Where Does Self-Esteem Come From
–    Children form their concept of the ideal-self at an early age based upon conditions of worth
–    When they do something right and get praise, they feel proud.
–    Too often we forget to praise children for who they are, and not just what they do.
–    Due to children's immature reasoning, many things are overgeneralized and made into global, stable and internal attributions, creating an unrealistic ideal-self.
–    Often, parents use the term “bad boy/girl” which says to the child I am bad if I….

What is Self Esteem
–    Activity:
–    On a sheet of paper, describe your ideal self
–    Review the qualities
–    Mark out any of those that are not important to you.
–    Highlight the ones you already have.
–    The rest are ones that you want to develop to the best of your ability
–    Step 1: Define it.
–    Example: “Successful” means what to you?
–    Step 1a: Examine why it is important to you
–    Example: What would be different if you were successful?
–    Step 2: Make a plan
–    Step 3: Do it

Improving Self-Esteem
–    To improve self-esteem, you must
–    Change the way you feel about yourself (i.e. change your feelings about your self-evaluation)
–    Focus on your strengths
–    Aim for effort, not perfection
–    Decide if some of the “ideal” characteristics are important to you
–    Change yourself
–    Likely there are some areas in which you want to improve
–    Make a plan to tackle them ONE at a TIME
Improving Self-Esteem

–    Make a list of positive affirmations and add one new one each day
–    When you find a fault in yourself, remind yourself of three positive qualities
–    Do not minimize your accomplishments.  Take credit where credit is due.
–    Surround yourself with people who are positive and encouraging
–    Instead of complaining about faults, take positive action
Improving Self-Esteem

–    If there is something you feel “bad” about that is impossible to change, then add a new, positive quality.
–    Do a good deed every day
–    Make changeable, specific attributions for negative events
–    Patience– changes do not happen overnight
–    Accept your fears and work with and through them.  Nobody is perfect.

Improving Self-Esteem
–    Evaluate whether you hold yourself to a higher standard than you hold everyone else.
–    Do you think you are that much better than everyone else, or do you just need a reason to beat yourself up?
–    Manage your inner critic
–    Focus on what goes well for you.
–    Caring about what people think about you is good.

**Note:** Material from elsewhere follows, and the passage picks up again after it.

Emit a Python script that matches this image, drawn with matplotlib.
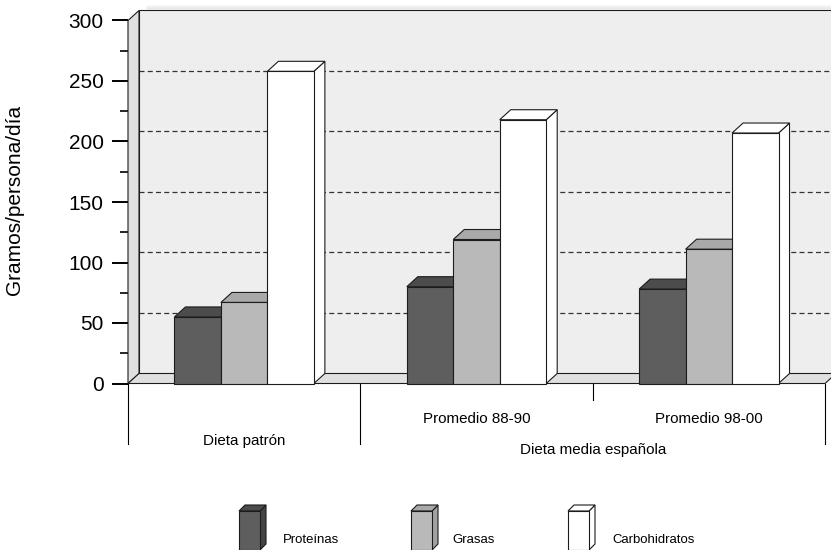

Worrying about what they think is pointless.
–    Aim for effort rather than perfection.

Improving Self-Esteem
–    View mistakes as learning opportunities.
–    Remind yourself that everyone excels at different things. Stop comparing other people's strengths to your weaknesses.
–    Use insecurities to your advantage.
–    Recognize what you can change and what you can't.
–    Take pride in your opinions and ideas

Apply It
–    Identify 3 ways you could have used this information in the past week.
–    What was the situation?
–    What did you do?
–    How effective was that for you?
–    Short term
–    Long Term
–    If you would have had this new information, what could you have done differently?
–    How would that have changed the outcome?
–    How can you start integrating this knowledge into your routine
Summary
–    As you start to like yourself and recognize your worth, your demeanor will likely change
–    You will realize you do not need people to tell you that you are okay.  You already know that!
–    You will find yourself surrounded by people who do not need you to tell them they are okay either.
–    You will not be as afraid to create distance between yourself and those who bring negativity into your life.
–    You will have freed up energy to make positive changes in your life because you are no longer worried about getting other people’s approval.